Repeat the span of the entries below that starts at the line with "Emit a LaTeX" and ends at the line with "(manager) at (255,43.5)", nothing more. Skip the pictures.

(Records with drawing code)
---+---

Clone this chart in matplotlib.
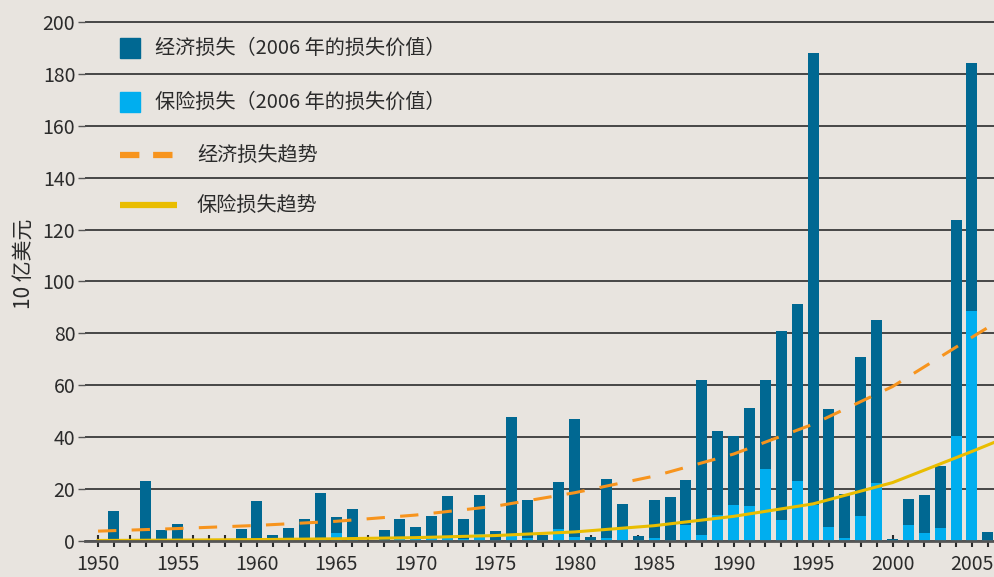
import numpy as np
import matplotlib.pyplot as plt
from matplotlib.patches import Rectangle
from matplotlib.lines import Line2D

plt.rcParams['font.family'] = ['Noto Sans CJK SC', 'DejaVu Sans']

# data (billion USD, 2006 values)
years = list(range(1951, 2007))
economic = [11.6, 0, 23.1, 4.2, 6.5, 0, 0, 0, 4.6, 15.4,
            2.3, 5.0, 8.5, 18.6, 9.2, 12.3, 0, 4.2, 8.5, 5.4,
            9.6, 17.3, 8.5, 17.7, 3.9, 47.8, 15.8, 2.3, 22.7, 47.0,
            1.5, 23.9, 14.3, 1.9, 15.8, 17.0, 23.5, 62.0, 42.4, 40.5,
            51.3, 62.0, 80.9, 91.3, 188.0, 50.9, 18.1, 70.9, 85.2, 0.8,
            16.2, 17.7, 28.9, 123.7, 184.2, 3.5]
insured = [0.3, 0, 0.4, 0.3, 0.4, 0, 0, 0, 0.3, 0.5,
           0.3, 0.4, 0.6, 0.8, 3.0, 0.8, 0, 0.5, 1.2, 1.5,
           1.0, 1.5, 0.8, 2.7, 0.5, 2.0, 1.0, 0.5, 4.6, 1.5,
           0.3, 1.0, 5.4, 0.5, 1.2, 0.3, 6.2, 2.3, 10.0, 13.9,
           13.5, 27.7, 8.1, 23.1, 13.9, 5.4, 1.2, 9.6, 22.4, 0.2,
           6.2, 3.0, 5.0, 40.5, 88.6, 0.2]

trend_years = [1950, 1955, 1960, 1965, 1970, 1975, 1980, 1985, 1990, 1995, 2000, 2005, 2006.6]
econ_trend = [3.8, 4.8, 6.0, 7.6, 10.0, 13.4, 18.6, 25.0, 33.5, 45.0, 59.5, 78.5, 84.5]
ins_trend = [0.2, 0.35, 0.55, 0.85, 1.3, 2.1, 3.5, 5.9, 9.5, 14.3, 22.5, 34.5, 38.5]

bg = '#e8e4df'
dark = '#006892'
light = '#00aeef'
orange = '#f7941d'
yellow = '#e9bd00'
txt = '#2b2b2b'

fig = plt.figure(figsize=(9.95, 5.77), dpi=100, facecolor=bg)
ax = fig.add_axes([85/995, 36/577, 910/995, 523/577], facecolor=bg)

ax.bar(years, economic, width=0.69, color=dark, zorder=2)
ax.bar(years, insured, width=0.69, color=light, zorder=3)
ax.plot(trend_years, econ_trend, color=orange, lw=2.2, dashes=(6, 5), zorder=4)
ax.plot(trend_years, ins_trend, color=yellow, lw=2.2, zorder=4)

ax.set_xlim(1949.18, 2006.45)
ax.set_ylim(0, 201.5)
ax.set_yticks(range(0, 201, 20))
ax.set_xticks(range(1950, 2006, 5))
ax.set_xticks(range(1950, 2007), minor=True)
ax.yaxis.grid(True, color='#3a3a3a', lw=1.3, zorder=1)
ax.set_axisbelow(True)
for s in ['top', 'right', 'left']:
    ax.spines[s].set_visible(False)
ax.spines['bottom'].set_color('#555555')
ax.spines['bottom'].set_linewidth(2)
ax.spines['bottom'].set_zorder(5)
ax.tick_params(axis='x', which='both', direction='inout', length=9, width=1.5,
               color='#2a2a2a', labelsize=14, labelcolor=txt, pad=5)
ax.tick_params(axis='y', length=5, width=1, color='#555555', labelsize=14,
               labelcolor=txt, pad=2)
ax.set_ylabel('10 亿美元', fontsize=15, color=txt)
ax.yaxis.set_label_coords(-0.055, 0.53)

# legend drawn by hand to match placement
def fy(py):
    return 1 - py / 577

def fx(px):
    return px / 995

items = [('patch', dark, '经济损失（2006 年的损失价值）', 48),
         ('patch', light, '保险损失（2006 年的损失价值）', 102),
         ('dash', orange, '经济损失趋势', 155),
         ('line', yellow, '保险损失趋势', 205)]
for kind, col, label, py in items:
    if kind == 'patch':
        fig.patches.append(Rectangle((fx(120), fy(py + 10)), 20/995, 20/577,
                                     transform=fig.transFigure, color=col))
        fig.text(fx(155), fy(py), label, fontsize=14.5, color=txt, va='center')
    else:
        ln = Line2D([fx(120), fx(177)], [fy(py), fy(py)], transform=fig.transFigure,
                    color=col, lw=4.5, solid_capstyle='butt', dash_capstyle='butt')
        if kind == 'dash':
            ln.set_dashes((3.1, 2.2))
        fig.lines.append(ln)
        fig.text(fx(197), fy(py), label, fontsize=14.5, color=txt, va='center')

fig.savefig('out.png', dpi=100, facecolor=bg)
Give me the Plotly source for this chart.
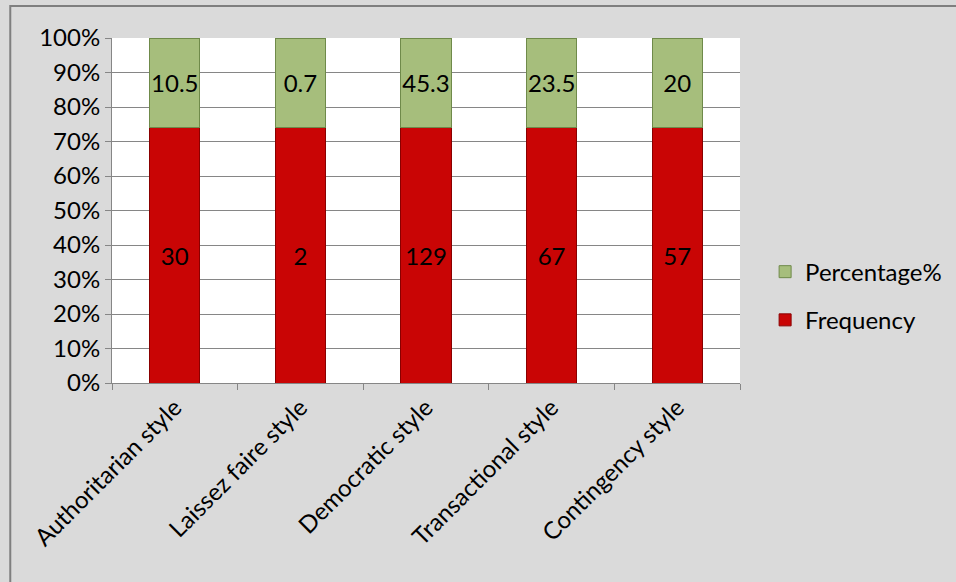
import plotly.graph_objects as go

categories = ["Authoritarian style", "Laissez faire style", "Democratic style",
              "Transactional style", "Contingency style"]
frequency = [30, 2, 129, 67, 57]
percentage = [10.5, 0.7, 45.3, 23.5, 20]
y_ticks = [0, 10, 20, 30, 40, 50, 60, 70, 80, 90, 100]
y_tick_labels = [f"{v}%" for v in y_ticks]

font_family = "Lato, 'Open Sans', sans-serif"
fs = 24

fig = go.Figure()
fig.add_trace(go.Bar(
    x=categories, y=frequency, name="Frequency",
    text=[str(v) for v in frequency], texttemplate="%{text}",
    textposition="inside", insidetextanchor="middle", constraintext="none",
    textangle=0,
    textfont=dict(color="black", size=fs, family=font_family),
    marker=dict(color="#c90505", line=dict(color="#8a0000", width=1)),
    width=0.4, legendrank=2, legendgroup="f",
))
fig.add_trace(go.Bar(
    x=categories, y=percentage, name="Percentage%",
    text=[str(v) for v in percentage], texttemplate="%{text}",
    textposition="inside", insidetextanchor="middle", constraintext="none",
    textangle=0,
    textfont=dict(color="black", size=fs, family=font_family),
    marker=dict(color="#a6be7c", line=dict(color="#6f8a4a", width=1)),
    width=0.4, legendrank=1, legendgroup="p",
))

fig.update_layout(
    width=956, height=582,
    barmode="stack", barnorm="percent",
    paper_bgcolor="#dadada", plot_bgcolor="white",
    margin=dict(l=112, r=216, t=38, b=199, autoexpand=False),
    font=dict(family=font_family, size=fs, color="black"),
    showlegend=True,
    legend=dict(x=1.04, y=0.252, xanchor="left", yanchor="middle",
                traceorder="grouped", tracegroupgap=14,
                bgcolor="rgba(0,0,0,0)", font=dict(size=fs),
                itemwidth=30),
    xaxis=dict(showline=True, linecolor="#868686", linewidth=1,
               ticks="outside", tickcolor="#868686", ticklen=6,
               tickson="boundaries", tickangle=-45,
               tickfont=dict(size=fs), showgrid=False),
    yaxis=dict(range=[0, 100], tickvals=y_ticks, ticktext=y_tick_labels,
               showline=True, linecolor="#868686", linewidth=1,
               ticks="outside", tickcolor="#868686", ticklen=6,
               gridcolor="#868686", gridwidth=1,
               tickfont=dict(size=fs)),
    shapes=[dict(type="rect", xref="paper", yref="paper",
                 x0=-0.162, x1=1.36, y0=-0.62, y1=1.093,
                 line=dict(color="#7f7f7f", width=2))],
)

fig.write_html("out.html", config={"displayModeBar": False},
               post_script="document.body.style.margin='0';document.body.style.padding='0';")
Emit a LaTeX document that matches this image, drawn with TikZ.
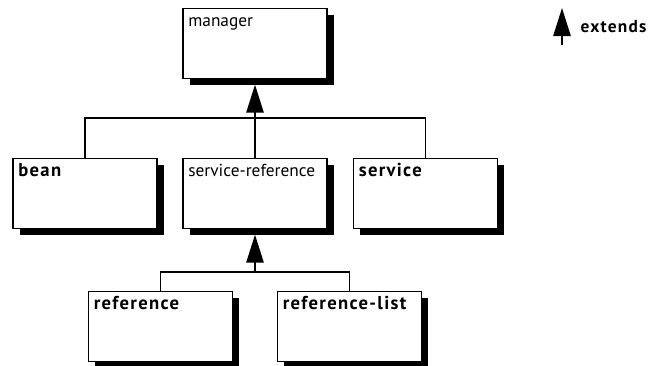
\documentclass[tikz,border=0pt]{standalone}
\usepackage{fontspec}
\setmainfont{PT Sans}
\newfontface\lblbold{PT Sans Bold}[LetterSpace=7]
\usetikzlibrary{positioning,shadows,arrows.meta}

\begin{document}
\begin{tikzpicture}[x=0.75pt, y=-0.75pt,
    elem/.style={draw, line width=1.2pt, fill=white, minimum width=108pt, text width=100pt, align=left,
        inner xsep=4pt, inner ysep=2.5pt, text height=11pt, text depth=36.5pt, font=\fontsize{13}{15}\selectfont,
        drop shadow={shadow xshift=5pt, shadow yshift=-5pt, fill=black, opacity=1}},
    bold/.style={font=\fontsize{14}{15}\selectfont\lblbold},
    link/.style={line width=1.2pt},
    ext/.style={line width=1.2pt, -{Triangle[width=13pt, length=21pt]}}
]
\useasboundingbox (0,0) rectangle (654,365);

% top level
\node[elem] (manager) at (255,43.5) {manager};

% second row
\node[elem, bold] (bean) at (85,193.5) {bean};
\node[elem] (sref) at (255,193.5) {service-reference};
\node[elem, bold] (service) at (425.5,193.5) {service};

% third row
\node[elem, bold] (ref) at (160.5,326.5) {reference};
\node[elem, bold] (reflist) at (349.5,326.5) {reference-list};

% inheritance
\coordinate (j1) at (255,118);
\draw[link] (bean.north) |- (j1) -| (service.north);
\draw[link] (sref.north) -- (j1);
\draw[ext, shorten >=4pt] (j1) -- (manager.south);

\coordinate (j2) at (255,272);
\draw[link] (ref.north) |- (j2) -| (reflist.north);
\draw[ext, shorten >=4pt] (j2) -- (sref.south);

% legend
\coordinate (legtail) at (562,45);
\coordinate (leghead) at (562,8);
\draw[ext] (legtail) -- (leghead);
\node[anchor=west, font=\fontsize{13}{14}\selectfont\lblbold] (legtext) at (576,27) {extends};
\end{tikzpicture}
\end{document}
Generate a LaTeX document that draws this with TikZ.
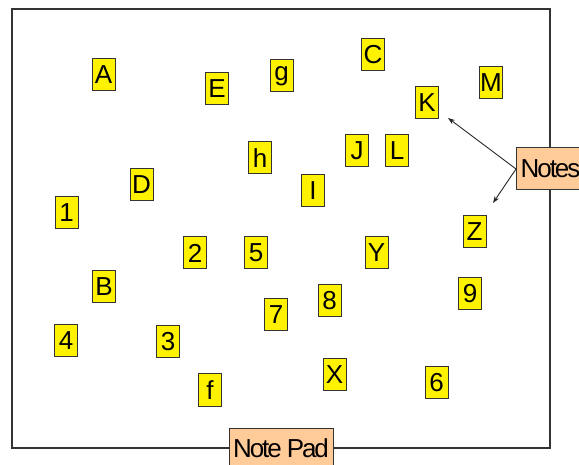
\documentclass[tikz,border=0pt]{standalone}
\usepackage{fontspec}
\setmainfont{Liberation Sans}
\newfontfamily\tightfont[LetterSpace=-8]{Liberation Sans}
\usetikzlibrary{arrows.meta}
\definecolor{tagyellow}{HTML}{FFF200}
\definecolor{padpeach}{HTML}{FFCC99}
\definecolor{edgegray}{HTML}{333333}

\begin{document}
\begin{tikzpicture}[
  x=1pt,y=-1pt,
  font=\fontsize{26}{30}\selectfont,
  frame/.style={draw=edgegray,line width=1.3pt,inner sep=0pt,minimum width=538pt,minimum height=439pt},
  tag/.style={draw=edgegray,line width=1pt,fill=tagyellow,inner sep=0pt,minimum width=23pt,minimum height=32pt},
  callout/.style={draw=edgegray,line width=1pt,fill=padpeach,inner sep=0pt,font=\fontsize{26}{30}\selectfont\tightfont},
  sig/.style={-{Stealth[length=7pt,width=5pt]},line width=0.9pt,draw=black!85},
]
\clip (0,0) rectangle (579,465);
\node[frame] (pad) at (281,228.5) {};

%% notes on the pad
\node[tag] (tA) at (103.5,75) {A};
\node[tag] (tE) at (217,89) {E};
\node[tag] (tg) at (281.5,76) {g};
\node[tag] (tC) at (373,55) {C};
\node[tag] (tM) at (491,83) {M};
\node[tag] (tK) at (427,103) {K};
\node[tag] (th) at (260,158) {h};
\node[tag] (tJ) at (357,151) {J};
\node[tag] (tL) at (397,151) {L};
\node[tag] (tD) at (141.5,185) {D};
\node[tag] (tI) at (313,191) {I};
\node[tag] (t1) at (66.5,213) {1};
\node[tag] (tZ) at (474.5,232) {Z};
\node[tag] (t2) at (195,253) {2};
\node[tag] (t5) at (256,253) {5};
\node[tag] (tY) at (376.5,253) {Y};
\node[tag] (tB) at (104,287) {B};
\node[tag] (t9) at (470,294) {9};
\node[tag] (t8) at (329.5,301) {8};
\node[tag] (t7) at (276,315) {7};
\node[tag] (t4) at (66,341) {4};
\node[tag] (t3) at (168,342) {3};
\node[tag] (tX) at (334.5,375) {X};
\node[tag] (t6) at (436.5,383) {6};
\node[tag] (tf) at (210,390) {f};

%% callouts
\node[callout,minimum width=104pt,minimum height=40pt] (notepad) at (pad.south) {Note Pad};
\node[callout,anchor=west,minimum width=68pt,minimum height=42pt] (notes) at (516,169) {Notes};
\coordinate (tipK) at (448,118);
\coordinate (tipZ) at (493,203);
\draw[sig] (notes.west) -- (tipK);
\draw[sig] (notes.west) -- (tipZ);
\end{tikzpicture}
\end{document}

---+---

■ **Correct result**:
Emit a LaTeX document that matches this image, drawn with TikZ.
\documentclass[tikz,border=0pt]{standalone}
\usepackage{fontspec}
\setmainfont{PT Sans}
\newfontface\lblbold{PT Sans Bold}[LetterSpace=7]
\usetikzlibrary{positioning,shadows,arrows.meta}

\begin{document}
\begin{tikzpicture}[x=0.75pt, y=-0.75pt,
    elem/.style={draw, line width=1.2pt, fill=white, minimum width=108pt, text width=100pt, align=left,
        inner xsep=4pt, inner ysep=2.5pt, text height=11pt, text depth=36.5pt, font=\fontsize{13}{15}\selectfont,
        drop shadow={shadow xshift=5pt, shadow yshift=-5pt, fill=black, opacity=1}},
    bold/.style={font=\fontsize{14}{15}\selectfont\lblbold},
    link/.style={line width=1.2pt},
    ext/.style={line width=1.2pt, -{Triangle[width=13pt, length=21pt]}}
]
\useasboundingbox (0,0) rectangle (654,365);

% top level
\node[elem] (manager) at (255,43.5) {manager};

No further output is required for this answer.